В этот период Чехов в самой гуще столичного водоворота, в писательских, артистических и художественных кружках; то в Москве, то в Петербурге; любит сборища, остроумные беседы, театральные кулисы; ездит много по России и за границу; жизнелюбив, по-прежнему скромен и по-прежнему больше слушает и наблюдает, чем говорит сам. Слава его непрерывно растет.
Третий портрет: Чехов в Художественном театре.
Второй период в моих воспоминаниях как-то резко заканчивается неуспехом «Чайки» в Петербурге. Словно именно это надломило его жизнь, и отсюда крутой поворот. До сих пор о его болезни, кажется, никогда и не упоминалось, а вот как раз после этого Чехова иначе и не представляешь себе как человека, которого заметно подтачивает скрытый недуг.
Пишет он все меньше, две‑три вещи в год; к себе становится все строже. Самая заметная новая черта в его повестях это то, что он, оставаясь объективным, изощряя свое огромное художественное мастерство, все больше и чаще позволяет своим персонажам рассуждать, преимущественно о жизни русской интеллигенции, заблудившейся в противоречиях, нежащейся в мечте и безволии. Среди этих рассуждений вы с необыкновенной отчетливостью различаете мысли самого автора, умные, меткие, благородные, выраженные изящно, с огромным вкусом.
Каждый его новый рассказ – уже некоторое литературное событие.

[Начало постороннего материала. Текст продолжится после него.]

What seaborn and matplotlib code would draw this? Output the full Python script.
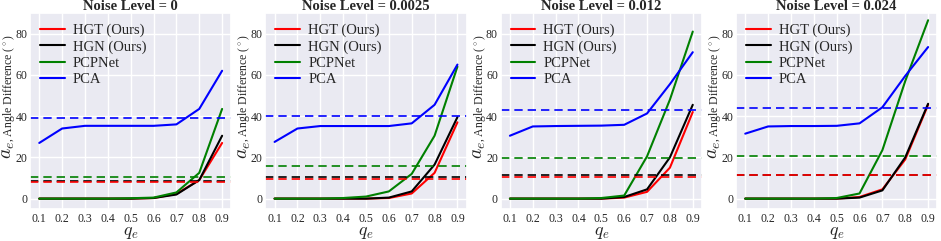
import matplotlib.pyplot as plt
import pandas as pd
import seaborn as sns

sns.set_theme(style='darkgrid')
plt.rcParams['font.family'] = ['Liberation Serif', 'DejaVu Serif']
plt.rcParams['mathtext.fontset'] = 'cm'

q_e = [0.1, 0.2, 0.3, 0.4, 0.5, 0.6, 0.7, 0.8, 0.9]
noise_levels = ['0', '0.0025', '0.012', '0.024']
methods = ['HGT (Ours)', 'HGN (Ours)', 'PCPNet', 'PCA']
colors = ['red', 'black', 'green', 'blue']

hgt = [
    [0, 0, 0, 0, 0, 0.3, 2.3, 9.0, 27.0],
    [0, 0, 0, 0, 0, 0.3, 2.5, 12.5, 37.0],
    [0, 0, 0, 0, 0, 0.5, 3.3, 15.0, 42.0],
    [0, 0, 0, 0, 0, 0.8, 4.5, 19.0, 45.5],
]
hgn = [
    [0, 0, 0, 0, 0, 0.3, 2.0, 9.0, 30.5],
    [0, 0, 0, 0, 0, 0.5, 3.5, 16.5, 39.5],
    [0, 0, 0, 0, 0, 0.8, 4.5, 20.0, 45.5],
    [0, 0, 0, 0, 0, 0.5, 4.0, 20.0, 46.0],
]
pcpnet = [
    [0, 0, 0, 0, 0.2, 0.5, 3.0, 12.5, 43.5],
    [0, 0, 0, 0.3, 1.0, 3.5, 12.0, 30.5, 64.0],
    [0, 0, 0, 0, 0.3, 1.5, 20.5, 48.0, 81.0],
    [0, 0, 0, 0, 0.3, 2.5, 23.5, 57.0, 86.5],
]
pca = [
    [27.0, 34.0, 35.3, 35.3, 35.3, 35.3, 36.0, 43.5, 62.0],
    [27.5, 34.0, 35.2, 35.2, 35.2, 35.2, 36.5, 45.5, 65.0],
    [30.5, 35.0, 35.2, 35.3, 35.4, 35.8, 41.3, 55.5, 71.0],
    [31.5, 35.0, 35.2, 35.2, 35.3, 36.5, 44.3, 59.5, 73.5],
]

# dashed reference lines (mean error) per noise level
hgt_ref = [8.3, 9.6, 10.3, 11.3]
hgn_ref = [8.5, 10.5, 11.3, 11.3]
pcpnet_ref = [10.5, 15.8, 19.5, 20.8]
pca_ref = [39.2, 40.0, 43.0, 44.0]


def main():
    fig, axes = plt.subplots(1, 4, figsize=(9.41, 2.41), dpi=100)
    fig.subplots_adjust(left=0.032, right=0.996, top=0.946, bottom=0.133,
                        wspace=0.17)

    for i, ax in enumerate(axes):
        curves = [hgt[i], hgn[i], pcpnet[i], pca[i]]
        refs = [hgt_ref[i], hgn_ref[i], pcpnet_ref[i], pca_ref[i]]
        rows = []
        for m, vals in zip(methods, curves):
            for q, v in zip(q_e, vals):
                rows.append({'q': q, 'err': v, 'method': m})
        df = pd.DataFrame(rows)
        sns.lineplot(data=df, x='q', y='err', hue='method', hue_order=methods,
                     palette=colors, linewidth=1.5, ax=ax)
        # draw PCA/PCPNet refs first so red/black sit on top
        for r, c in list(zip(refs, colors))[::-1]:
            ax.axhline(r, color=c, linestyle=(0, (5, 3)), linewidth=1.2)

        ax.set_xlim(0.06, 0.94)
        ax.set_ylim(-5, 90)
        ax.set_xticks(q_e)
        ax.set_xticklabels([f'{q:.1f}' for q in q_e])
        ax.set_yticks([0, 20, 40, 60, 80])
        ax.tick_params(axis='both', labelsize=8.5, length=0)
        ax.tick_params(axis='x', pad=3)
        ax.tick_params(axis='y', pad=2)
        ax.set_title(f'Noise Level = {noise_levels[i]}', fontsize=10.5,
                     fontweight='bold', pad=2)
        ax.set_xlabel('$q_e$', fontsize=13)
        ax.xaxis.set_label_coords(0.5, -0.12)
        ax.xaxis.label.set_va('center')
        ax.set_ylabel('')
        ax.text(-0.09, 0.30, '$a_e$', rotation=90, fontsize=14,
                rotation_mode='anchor', ha='center', va='baseline',
                transform=ax.transAxes)
        ax.text(-0.09, 0.62, ', Angle Difference ($^\\circ$)', rotation=90,
                fontsize=8.5, rotation_mode='anchor', ha='center',
                va='baseline', transform=ax.transAxes)
        ax.legend(loc='upper left', frameon=False, fontsize=10.5,
                  handlelength=1.7, handletextpad=0.55, labelspacing=0.2,
                  borderaxespad=0, borderpad=0.4,
                  bbox_to_anchor=(0.02, 0.975))

    plt.savefig('out.png', dpi=100)


if __name__ == '__main__':
    main()
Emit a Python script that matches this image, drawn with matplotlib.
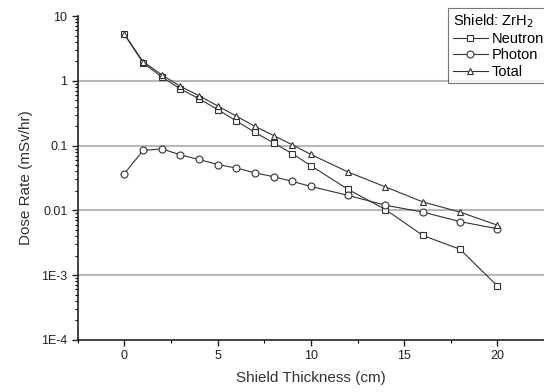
import matplotlib.pyplot as plt
import matplotlib.ticker as ticker

plt.rcParams['font.family'] = ['Liberation Sans', 'DejaVu Sans']

thickness = [0, 1, 2, 3, 4, 5, 6, 7, 8, 9, 10, 12, 14, 16, 18, 20]
neutron = [5.2, 1.9, 1.15, 0.75, 0.53, 0.36, 0.24, 0.16, 0.11, 0.075,
           0.049, 0.021, 0.0103, 0.0041, 0.0025, 0.00068]
photon = [0.037, 0.084, 0.089, 0.072, 0.061, 0.051, 0.045, 0.038, 0.033,
          0.028, 0.0234, 0.017, 0.012, 0.0094, 0.0067, 0.0052]
total = [5.24, 1.98, 1.24, 0.82, 0.59, 0.41, 0.285, 0.198, 0.143, 0.103,
         0.073, 0.039, 0.023, 0.0135, 0.0094, 0.0059]

yticks = [1e-4, 1e-3, 1e-2, 1e-1, 1, 10]
ylabels = ['1E-4', '1E-3', '0.01', '0.1', '1', '10']

fig = plt.figure(figsize=(5.44, 3.92), dpi=100)
ax = fig.add_axes([0.143, 0.133, 0.857, 0.826])

for yv in [1e-3, 1e-2, 1e-1, 1]:
    ax.axhline(yv, color='#b8b8b8', lw=1.5, zorder=0)

kw = dict(color='#333333', lw=0.8, markersize=5, markerfacecolor='white',
          markeredgecolor='#333333', markeredgewidth=0.8)
ax.plot(thickness, neutron, marker='s', label='Neutron', **kw)
ax.plot(thickness, photon, marker='o', label='Photon', **kw)
ax.plot(thickness, total, marker='^', label='Total', **kw)

ax.set_yscale('log')
ax.set_ylim(1e-4, 10)
ax.set_xlim(-2.5, 22.5)
ax.set_yticks(yticks)
ax.set_yticklabels(ylabels)
ax.yaxis.set_minor_locator(ticker.LogLocator(base=10, subs=range(2, 10)))
ax.yaxis.set_minor_formatter(ticker.NullFormatter())
ax.set_xticks([0, 5, 10, 15, 20])
ax.xaxis.set_minor_locator(ticker.MultipleLocator(2.5))

for s in ['top', 'right']:
    ax.spines[s].set_visible(False)
for s in ['left', 'bottom']:
    ax.spines[s].set_linewidth(1.2)
    ax.spines[s].set_color('#222222')

ax.tick_params(which='major', direction='out', length=4, width=1, labelsize=9, colors='#222222')
ax.tick_params(which='minor', direction='out', length=2, width=0.8)

ax.set_xlabel('Shield Thickness (cm)', fontsize=11, color='#333333', labelpad=6)
ax.set_ylabel('Dose Rate (mSv/hr)', fontsize=11, color='#333333', labelpad=6)

leg = ax.legend(title='Shield: ZrH$_2$', loc='upper right', bbox_to_anchor=(1.01, 1.025),
                fontsize=10.5, title_fontsize=10.5, frameon=True, fancybox=False,
                handlelength=2.4, handletextpad=0.3, borderpad=0.3, labelspacing=0.15,
                borderaxespad=0.0)
leg._legend_box.align = 'left'
leg.get_frame().set_edgecolor('#555555')
leg.get_frame().set_linewidth(0.8)

fig.savefig('out.png', dpi=100)
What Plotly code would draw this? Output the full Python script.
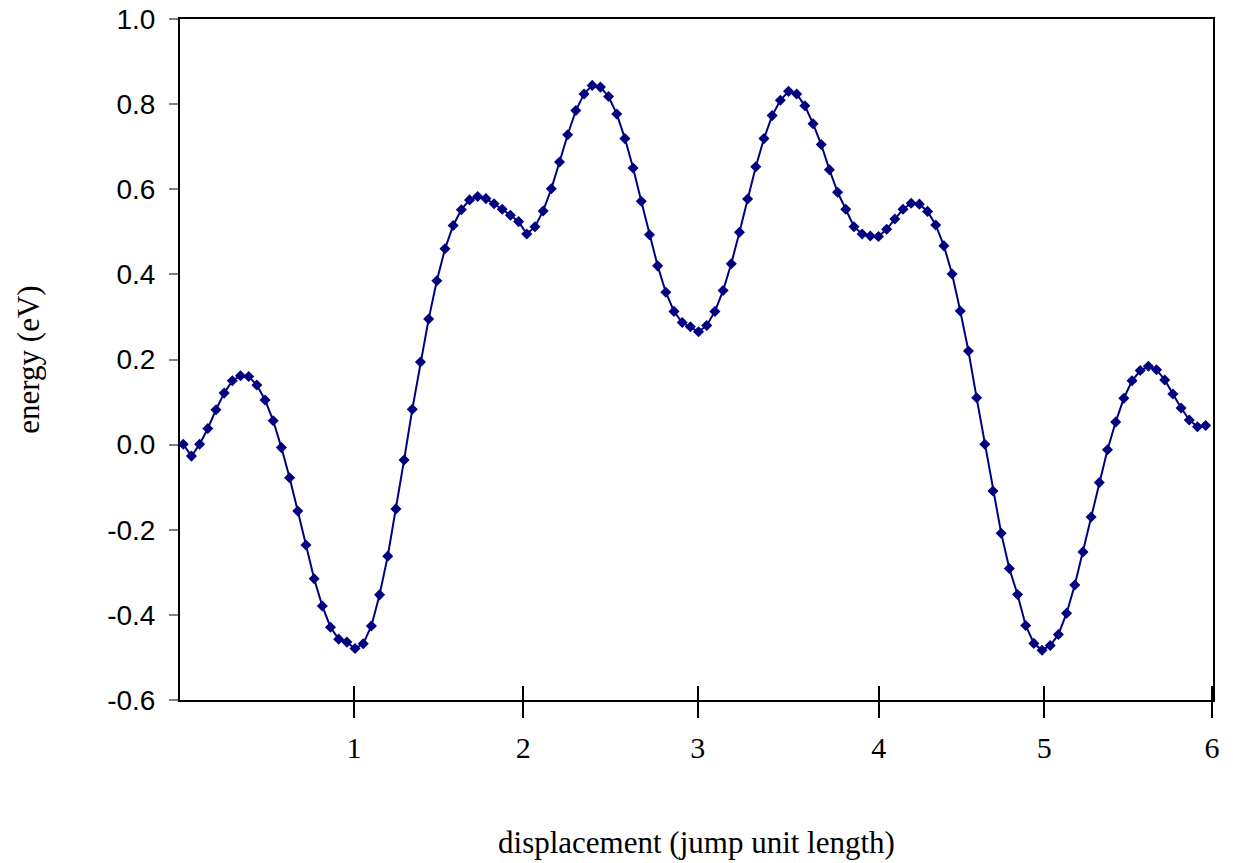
import plotly.graph_objects as go

# Energy along the jump path (eV), evenly spaced samples
energy = [
    0.001, -0.027, 0.001, 0.038, 0.082, 0.121, 0.150, 0.162, 0.160, 0.140,
    0.105, 0.056, -0.007, -0.078, -0.156, -0.236, -0.315, -0.379, -0.429, -0.457,
    -0.464, -0.479, -0.468, -0.426, -0.353, -0.262, -0.151, -0.036, 0.083, 0.194,
    0.295, 0.385, 0.460, 0.515, 0.552, 0.575, 0.583, 0.578, 0.566, 0.553,
    0.539, 0.524, 0.495, 0.512, 0.549, 0.601, 0.664, 0.728, 0.785, 0.824,
    0.844, 0.840, 0.818, 0.777, 0.719, 0.650, 0.572, 0.493, 0.420, 0.358,
    0.313, 0.287, 0.277, 0.265, 0.280, 0.313, 0.362, 0.425, 0.499, 0.577,
    0.653, 0.719, 0.773, 0.809, 0.830, 0.824, 0.796, 0.754, 0.705, 0.646,
    0.593, 0.553, 0.512, 0.495, 0.490, 0.489, 0.506, 0.530, 0.553, 0.567,
    0.565, 0.548, 0.516, 0.467, 0.401, 0.314, 0.220, 0.110, 0.001, -0.109,
    -0.208, -0.291, -0.352, -0.425, -0.467, -0.483, -0.472, -0.446, -0.396, -0.330,
    -0.252, -0.170, -0.089, -0.012, 0.053, 0.109, 0.150, 0.174, 0.184, 0.176,
    0.152, 0.119, 0.086, 0.058, 0.042, 0.045,
]
sample_index = list(range(len(energy)))

# x-axis ticks (in sample-index units) and their labels
x_tick_positions = [20.87, 41.57, 62.89, 85.02, 105.27, 125.77]
x_tick_labels = ["1", "2", "3", "4", "5", "6"]

y_tick_values = [-0.6, -0.4, -0.2, 0.0, 0.2, 0.4, 0.6, 0.8, 1.0]
y_tick_labels = ["-0.6", "-0.4", "-0.2", "0.0", "0.2", "0.4", "0.6", "0.8", "1.0"]

x_range = [-0.40, 125.90]
y_range = [-0.6, 1.0]

NAVY = "#000080"
SERIF = "Liberation Serif, Times New Roman, serif"
SANS = "Liberation Sans, Arial, sans-serif"

fig = go.Figure()
fig.add_trace(go.Scatter(
    x=sample_index, y=energy, mode="lines+markers",
    line=dict(color=NAVY, width=2),
    marker=dict(symbol="diamond", size=8.5, color=NAVY),
    showlegend=False,
))
# invisible companion trace so the overlay axis (inner half of crossing ticks) is drawn
fig.add_trace(go.Scatter(
    x=sample_index, y=energy, xaxis="x2", mode="markers",
    marker=dict(opacity=0), hoverinfo="skip", showlegend=False,
))

fig.update_layout(
    width=1233, height=863,
    margin=dict(l=180, r=20, t=19, b=163),
    plot_bgcolor="white", paper_bgcolor="white",
    showlegend=False,
    xaxis=dict(
        range=x_range, tickmode="array",
        tickvals=x_tick_positions, ticktext=x_tick_labels,
        ticks="outside", ticklen=16, tickwidth=2, tickcolor="black",
        showline=True, linecolor="black", linewidth=2, mirror=True,
        showgrid=False, zeroline=False, automargin=False,
        tickfont=dict(family=SERIF, size=30, color="black"),
        ticklabelstandoff=4,
        title=dict(text="displacement (jump unit length)",
                   font=dict(family=SERIF, size=31, color="black"),
                   standoff=68),
    ),
    xaxis2=dict(
        overlaying="x", anchor="y", side="bottom",
        range=x_range, tickmode="array", tickvals=x_tick_positions,
        ticks="inside", ticklen=14, tickwidth=2, tickcolor="black",
        showticklabels=False, showline=False, showgrid=False, zeroline=False,
        automargin=False,
    ),
    yaxis=dict(
        range=y_range, tickmode="array",
        tickvals=y_tick_values, ticktext=y_tick_labels,
        ticks="outside", ticklen=9, tickwidth=2, tickcolor="#808080",
        showline=True, linecolor="black", linewidth=2, mirror=True,
        showgrid=False, zeroline=False, automargin=False,
        tickfont=dict(family=SANS, size=28, color="black"),
        ticklabelstandoff=8,
        title=dict(text="energy (eV)",
                   font=dict(family=SERIF, size=31, color="black"),
                   standoff=58),
    ),
)

fig.write_html("out.html")
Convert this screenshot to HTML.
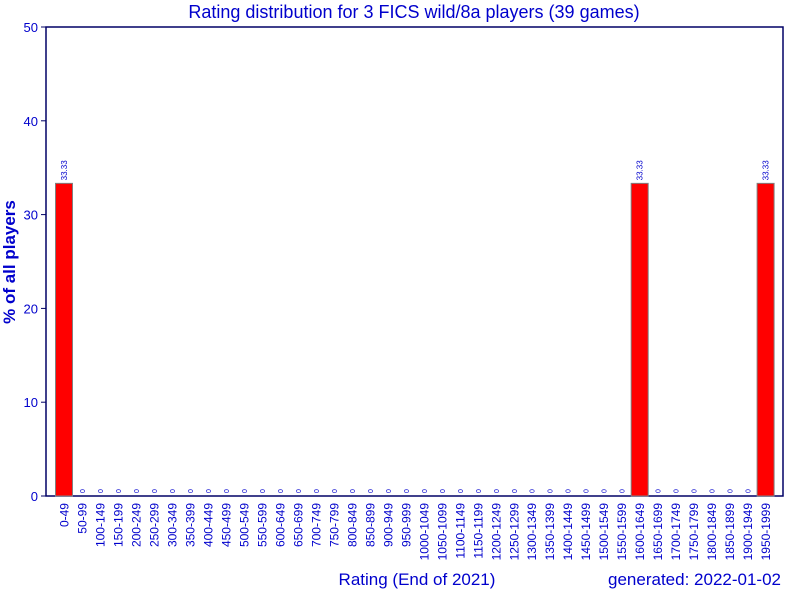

{42} Но главное в этом периоде: Чехов – драматург, Чехов – создатель нового театра. Он почти заслоняет себя как беллетриста. Популярность его ширится, образ его приобретает через театр новое обаяние. Он становится самым любимым, песня об его безыдейности замирает. Его имя уступает только еще живущему среди нас и неустанно работающему великому Толстому.
Но вместе с тем, как растет его слава, приближается и его жизненный конец. Каждую новую вещь его читатель встречает уже не с обычной читательской беспечностью, а с какой-то нежной благодарностью, с сознанием, что здесь отдаются догорающие силы.
Три портрета на протяжении восемнадцати лет. Чехов умер сорока четырех, в 1904.
2
В Москве часто организовывались кружки писателей, всегда не надолго, быстро рассыпались. Одним из таких кружков заведовал Николай Кичеев, редактор журнала «Будильник». Всегда очень приличный, корректный, приветливый, немножко холодноватый, болезненный, говорил всегда негромко и сам почти не смеялся, – даже странно было, что это редактор именно юмористического журнала. Но он любил смех больше всего на свете, чувствовал его силу и был из тех, которые считают остроумие величайшим даром человека. Я его знал уже давно; в годы моих литературных начинаний мы с ним вдвоем вели в «Будильнике» театральный отдел за общей подписью «Нике и Кикс».
Кружок был довольно пестрый. В политическом отношении направление было одно: либеральное, но с довольно резкими уклонами и влево и вправо. В то время, как для одних главнейшей целью художественного произведения были «общественные задачи», другие выше всего ценили в нем форму, живой образ, слово. Первые примешивали политику решительно ко всякой теме; за ужином говорили такие речи, что надо было поглядывать на подававших лакеев, – нет ли среди них шпионов; другие же оставались холодными, – не возражали из чувства товарищества, зато по уголкам называли эти речи «кукишем в кармане».
Настоящие «либералы» с гордостью носили эту кличку. Я как сейчас вижу перед собой на каком-нибудь банкете {43} Гольцева. Он до конца жизни остался честнейшим человеком и преданнейшим прогрессу журналистом. Но стоило ему начать застольный спич, как от него веяло холодом; и чем он серьезнее, тем скучнее. Всё, что он скажет, все вперед знали наизусть. Но либерально настроенным барышням это нравилось, нравились красивые слова, – барышням и, очевидно, большинству слушателей, которые с постно-серьезными лицами сочувственно кивали в такт каждой гольцевской запятой и горячо аплодировали, когда он ставил хорошую точку. Им особенно то и нравилось, что они тоже все это отлично знают, что он говорит.
Как-то я ехал с Чеховым в пролетке; извозчик не успел свернуть с рельсов, – пролетка столкнулась с трамваем, перевернулась; переполох, испуг, крики; поднялись мы невредимыми; я сказал:
«Вот так, в один миг, могли мы и умереть».